Tuesday, August 24, 2010
The web page of the Ohio Supreme Court reports:
The Supreme Court of Ohio today suspended the law license of [an] attorney and former Cuyahoga County Recorder...for two years based on his felony conviction for transportation and importation of obscene materials in violation of federal law.
[The attorney] has been under an interim license suspension since December 2008, when the Court was notified that he entered a guilty plea and was convicted of violating Section 1462(a), Title 18 of the U.S. Code, which prohibits “the use of an interactive computer service for the carriage in interstate or international commerce of numerous obscene ... pictures, writings and other matters of indecent character.” The bill of information charging [his] offense, issued two days after he entered into a plea agreement with federal prosecutors, did not specify the nature of the material found on two of his home computers, but indicated that the illegal conduct leading to the charge against him was committed between February 1998 and November 2004.
[The attorney] resigned from public office in May 2008 and was sentenced to 15 months in prison followed by a three-year term of federal supervised release.
In today’s decision, a 4-2 majority of the Court adopted a finding by the Board of Commissioners on Grievances & Discipline that [he] had engaged in conduct that adversely reflects on his fitness to practice law, but rejected the board’s recommendation that he receive a 12-month license suspension with credit for the time served under his interim suspension. The Court voted instead to impose a two-year license suspension with credit for time served, with the condition that [he] may not apply for reinstatement prior to completion of his term of supervised release.

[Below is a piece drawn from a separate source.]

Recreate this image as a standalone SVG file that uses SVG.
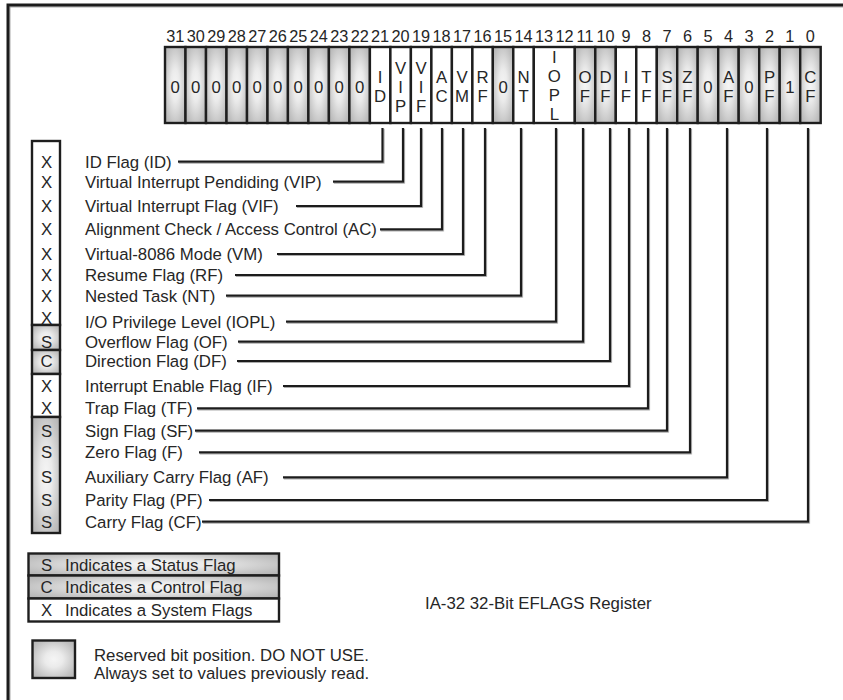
<svg xmlns="http://www.w3.org/2000/svg" width="843" height="700" viewBox="0 0 843 700">
<defs>
<radialGradient id="gray" cx="0.5" cy="0.5" r="0.7">
<stop offset="0" stop-color="#f5f5f5"/>
<stop offset="0.3" stop-color="#ebebeb"/>
<stop offset="0.75" stop-color="#c2c2c2"/>
<stop offset="1" stop-color="#b0b0b0"/>
</radialGradient>
<filter id="sh" x="-5%" y="-5%" width="110%" height="110%">
<feDropShadow dx="0.8" dy="0.8" stdDeviation="0.3" flood-color="#8a8a8a" flood-opacity="0.9"/>
</filter>
</defs>
<style>
text{font-family:"Liberation Sans",Arial,Helvetica,sans-serif;fill:#262626}
.num{font-size:16.3px;text-anchor:middle}
.cl{font-size:16.8px;text-anchor:middle}
.lb{font-size:16.8px}
.g{fill:url(#gray);stroke:#1e1e1e;stroke-width:2.4}
.w{fill:#fff;stroke:#1e1e1e;stroke-width:2.4}
.bx{stroke:#1e1e1e;stroke-width:2.4}
.conn path{fill:none;stroke:#1c1c1c;stroke-width:2.2}
</style>
<rect width="843" height="700" fill="#fff"/>
<path d="M8,700 V5 H843" fill="none" stroke="#1a1a1a" stroke-width="3" filter="url(#sh)"/>

<g id="bit-numbers">
<text class="num" x="175.2" y="42">31</text><text class="num" x="195.7" y="42">30</text><text class="num" x="216.2" y="42">29</text><text class="num" x="236.7" y="42">28</text><text class="num" x="257.2" y="42">27</text><text class="num" x="277.7" y="42">26</text><text class="num" x="298.2" y="42">25</text><text class="num" x="318.7" y="42">24</text><text class="num" x="339.2" y="42">23</text><text class="num" x="359.7" y="42">22</text><text class="num" x="380.1" y="42">21</text><text class="num" x="400.6" y="42">20</text><text class="num" x="421.1" y="42">19</text><text class="num" x="441.6" y="42">18</text><text class="num" x="462.1" y="42">17</text><text class="num" x="482.6" y="42">16</text><text class="num" x="503.1" y="42">15</text><text class="num" x="523.6" y="42">14</text><text class="num" x="544.1" y="42">13</text><text class="num" x="564.6" y="42">12</text><text class="num" x="585.0" y="42">11</text><text class="num" x="605.5" y="42">10</text><text class="num" x="626.0" y="42">9</text><text class="num" x="646.5" y="42">8</text><text class="num" x="667.0" y="42">7</text><text class="num" x="687.5" y="42">6</text><text class="num" x="708.0" y="42">5</text><text class="num" x="728.5" y="42">4</text><text class="num" x="749.0" y="42">3</text><text class="num" x="769.5" y="42">2</text><text class="num" x="789.9" y="42">1</text><text class="num" x="810.4" y="42">0</text>
</g>

<g id="register">
<g id="bit31"><rect class="g" x="165.0" y="47" width="20.5" height="76"/><text class="cl" x="175.2" y="92.5">0</text></g>
<g id="bit30"><rect class="g" x="185.5" y="47" width="20.5" height="76"/><text class="cl" x="195.7" y="92.5">0</text></g>
<g id="bit29"><rect class="g" x="206.0" y="47" width="20.5" height="76"/><text class="cl" x="216.2" y="92.5">0</text></g>
<g id="bit28"><rect class="g" x="226.5" y="47" width="20.5" height="76"/><text class="cl" x="236.7" y="92.5">0</text></g>
<g id="bit27"><rect class="g" x="247.0" y="47" width="20.5" height="76"/><text class="cl" x="257.2" y="92.5">0</text></g>
<g id="bit26"><rect class="g" x="267.5" y="47" width="20.5" height="76"/><text class="cl" x="277.7" y="92.5">0</text></g>
<g id="bit25"><rect class="g" x="287.9" y="47" width="20.5" height="76"/><text class="cl" x="298.2" y="92.5">0</text></g>
<g id="bit24"><rect class="g" x="308.4" y="47" width="20.5" height="76"/><text class="cl" x="318.7" y="92.5">0</text></g>
<g id="bit23"><rect class="g" x="328.9" y="47" width="20.5" height="76"/><text class="cl" x="339.2" y="92.5">0</text></g>
<g id="bit22"><rect class="g" x="349.4" y="47" width="20.5" height="76"/><text class="cl" x="359.7" y="92.5">0</text></g>
<g id="bit21-ID"><rect class="w" x="369.9" y="47" width="20.5" height="76"/><text class="cl" x="380.1" y="82.5">I</text><text class="cl" x="380.1" y="101.5">D</text></g>
<g id="bit20-VIP"><rect class="w" x="390.4" y="47" width="20.5" height="76"/><text class="cl" x="400.6" y="73.5">V</text><text class="cl" x="400.6" y="92.5">I</text><text class="cl" x="400.6" y="111.5">P</text></g>
<g id="bit19-VIF"><rect class="w" x="410.9" y="47" width="20.5" height="76"/><text class="cl" x="421.1" y="73.5">V</text><text class="cl" x="421.1" y="92.5">I</text><text class="cl" x="421.1" y="111.5">F</text></g>
<g id="bit18-AC"><rect class="w" x="431.4" y="47" width="20.5" height="76"/><text class="cl" x="441.6" y="82.5">A</text><text class="cl" x="441.6" y="101.5">C</text></g>
<g id="bit17-VM"><rect class="w" x="451.9" y="47" width="20.5" height="76"/><text class="cl" x="462.1" y="82.5">V</text><text class="cl" x="462.1" y="101.5">M</text></g>
<g id="bit16-RF"><rect class="w" x="472.4" y="47" width="20.5" height="76"/><text class="cl" x="482.6" y="82.5">R</text><text class="cl" x="482.6" y="101.5">F</text></g>
<g id="bit15"><rect class="g" x="492.8" y="47" width="20.5" height="76"/><text class="cl" x="503.1" y="92.5">0</text></g>
<g id="bit14-NT"><rect class="w" x="513.3" y="47" width="20.5" height="76"/><text class="cl" x="523.6" y="82.5">N</text><text class="cl" x="523.6" y="101.5">T</text></g>
<g id="bit13-12-IOPL"><rect class="w" x="533.8" y="47" width="41" height="76"/><text class="cl" x="554.3" y="63">I</text><text class="cl" x="554.3" y="82">O</text><text class="cl" x="554.3" y="101">P</text><text class="cl" x="554.3" y="120">L</text></g>
<g id="bit11-OF"><rect class="g" x="574.8" y="47" width="20.5" height="76"/><text class="cl" x="585.0" y="82.5">O</text><text class="cl" x="585.0" y="101.5">F</text></g>
<g id="bit10-DF"><rect class="g" x="595.3" y="47" width="20.5" height="76"/><text class="cl" x="605.5" y="82.5">D</text><text class="cl" x="605.5" y="101.5">F</text></g>
<g id="bit9-IF"><rect class="w" x="615.8" y="47" width="20.5" height="76"/><text class="cl" x="626.0" y="82.5">I</text><text class="cl" x="626.0" y="101.5">F</text></g>
<g id="bit8-TF"><rect class="w" x="636.3" y="47" width="20.5" height="76"/><text class="cl" x="646.5" y="82.5">T</text><text class="cl" x="646.5" y="101.5">F</text></g>
<g id="bit7-SF"><rect class="g" x="656.8" y="47" width="20.5" height="76"/><text class="cl" x="667.0" y="82.5">S</text><text class="cl" x="667.0" y="101.5">F</text></g>
<g id="bit6-ZF"><rect class="g" x="677.2" y="47" width="20.5" height="76"/><text class="cl" x="687.5" y="82.5">Z</text><text class="cl" x="687.5" y="101.5">F</text></g>
<g id="bit5"><rect class="g" x="697.7" y="47" width="20.5" height="76"/><text class="cl" x="708.0" y="92.5">0</text></g>
<g id="bit4-AF"><rect class="g" x="718.2" y="47" width="20.5" height="76"/><text class="cl" x="728.5" y="82.5">A</text><text class="cl" x="728.5" y="101.5">F</text></g>
<g id="bit3"><rect class="g" x="738.7" y="47" width="20.5" height="76"/><text class="cl" x="749.0" y="92.5">0</text></g>
<g id="bit2-PF"><rect class="g" x="759.2" y="47" width="20.5" height="76"/><text class="cl" x="769.5" y="82.5">P</text><text class="cl" x="769.5" y="101.5">F</text></g>
<g id="bit1"><rect class="g" x="779.7" y="47" width="20.5" height="76"/><text class="cl" x="789.9" y="92.5">1</text></g>
<g id="bit0-CF"><rect class="g" x="800.2" y="47" width="20.5" height="76"/><text class="cl" x="810.4" y="82.5">C</text><text class="cl" x="810.4" y="101.5">F</text></g>
</g>

<g id="type-column">
<rect class="bx" x="32" y="141" width="28" height="184" fill="#fff"/>
<rect class="bx" x="32" y="325" width="28" height="25" fill="url(#gray)"/>
<rect class="bx" x="32" y="350" width="28" height="24" fill="url(#gray)"/>
<rect class="bx" x="32" y="374" width="28" height="43" fill="#fff"/>
<rect class="bx" x="32" y="417" width="28" height="116" fill="url(#gray)"/>
<text class="cl" x="46.5" y="167.7">X</text>
<text class="cl" x="46.5" y="187.7">X</text>
<text class="cl" x="46.5" y="212">X</text>
<text class="cl" x="46.5" y="235.3">X</text>
<text class="cl" x="46.5" y="260">X</text>
<text class="cl" x="46.5" y="281">X</text>
<text class="cl" x="46.5" y="301.7">X</text>
<text class="cl" x="46.5" y="323.5">X</text>
<text class="cl" x="46.5" y="347.7">S</text>
<text class="cl" x="46.5" y="367">C</text>
<text class="cl" x="46.5" y="392">X</text>
<text class="cl" x="46.5" y="414">X</text>
<text class="cl" x="46.5" y="436.7">S</text>
<text class="cl" x="46.5" y="458.3">S</text>
<text class="cl" x="46.5" y="483.3">S</text>
<text class="cl" x="46.5" y="506">S</text>
<text class="cl" x="46.5" y="527.7">S</text>
</g>

<g id="labels">
<g id="lbl-ID"><text class="lb" x="85" y="167.7">ID Flag (ID)</text></g>
<g id="lbl-VIP"><text class="lb" x="85" y="187.7">Virtual Interrupt Pendiding (VIP)</text></g>
<g id="lbl-VIF"><text class="lb" x="85" y="212">Virtual Interrupt Flag (VIF)</text></g>
<g id="lbl-AC"><text class="lb" x="85" y="235.3">Alignment Check / Access Control (AC)</text></g>
<g id="lbl-VM"><text class="lb" x="85" y="260">Virtual-8086 Mode (VM)</text></g>
<g id="lbl-RF"><text class="lb" x="85" y="281">Resume Flag (RF)</text></g>
<g id="lbl-NT"><text class="lb" x="85" y="301.7">Nested Task (NT)</text></g>
<g id="lbl-IOPL"><text class="lb" x="85" y="327.7">I/O Privilege Level (IOPL)</text></g>
<g id="lbl-OF"><text class="lb" x="85" y="347.7">Overflow Flag (OF)</text></g>
<g id="lbl-DF"><text class="lb" x="85" y="367">Direction Flag (DF)</text></g>
<g id="lbl-IF"><text class="lb" x="85" y="392">Interrupt Enable Flag (IF)</text></g>
<g id="lbl-TF"><text class="lb" x="85" y="414.3">Trap Flag (TF)</text></g>
<g id="lbl-SF"><text class="lb" x="85" y="436.7">Sign Flag (SF)</text></g>
<g id="lbl-ZF"><text class="lb" x="85" y="458.3">Zero Flag (F)</text></g>
<g id="lbl-AF"><text class="lb" x="85" y="483.3">Auxiliary Carry Flag (AF)</text></g>
<g id="lbl-PF"><text class="lb" x="85" y="506">Parity Flag (PF)</text></g>
<g id="lbl-CF"><text class="lb" x="85" y="527.7">Carry Flag (CF)</text></g>
</g>

<g id="connectors" class="conn" filter="url(#sh)">
<path d="M178,161.7 H382.5 V128"/>
<path d="M333,181.7 H403 V128"/>
<path d="M296,206 H421 V128"/>
<path d="M380,229.3 H442 V128"/>
<path d="M277,254 H463 V128"/>
<path d="M235,275 H485 V128"/>
<path d="M226,295.7 H521 V128"/>
<path d="M286,321.7 H556 V128"/>
<path d="M238,341.7 H583 V128"/>
<path d="M237,361 H610 V128"/>
<path d="M283,386 H629 V128"/>
<path d="M197,408.3 H648 V128"/>
<path d="M195,430.7 H667 V128"/>
<path d="M199,452.3 H690 V128"/>
<path d="M283,477.3 H727 V128"/>
<path d="M209,500 H767 V128"/>
<path d="M202,521.7 H808 V128"/>
</g>

<g id="legend">
<rect class="bx" x="28.5" y="553.5" width="250.5" height="22" fill="url(#gray)"/>
<rect class="bx" x="28.5" y="575.5" width="250.5" height="23" fill="url(#gray)"/>
<rect class="bx" x="28.5" y="598.5" width="250.5" height="23" fill="#fff"/>
<text class="cl" x="46.5" y="570.5">S</text><text class="lb" x="65" y="570.5">Indicates a Status Flag</text>
<text class="cl" x="46.5" y="593">C</text><text class="lb" x="65" y="593">Indicates a Control Flag</text>
<text class="cl" x="46.5" y="616">X</text><text class="lb" x="65" y="616">Indicates a System Flags</text>
</g>

<g id="reserved-key">
<rect class="bx" x="32.5" y="640.5" width="42.5" height="37.5" fill="url(#gray)"/>
<text class="lb" x="94" y="661">Reserved bit position. DO NOT USE.</text>
<text class="lb" x="94" y="678.5">Always set to values previously read.</text>
</g>

<g id="caption">
<text class="lb" x="425" y="608.5">IA-32 32-Bit EFLAGS Register</text>
</g>
</svg>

The majority opinion was joined by Justices Paul E. Pfeifer, Maureen O’Connor, Terrence O’Donnell and Robert R. Cupp. Justice Evelyn Lundeberg Stratton entered a dissent, joined by Justice Judith Ann Lanzinger, stating that she would impose the sanction recommended by the disciplinary board, a 12-month suspension with credit for time served under interim suspension. Chief Justice Eric Brown did not participate in the Court’s deliberations or decision in the case.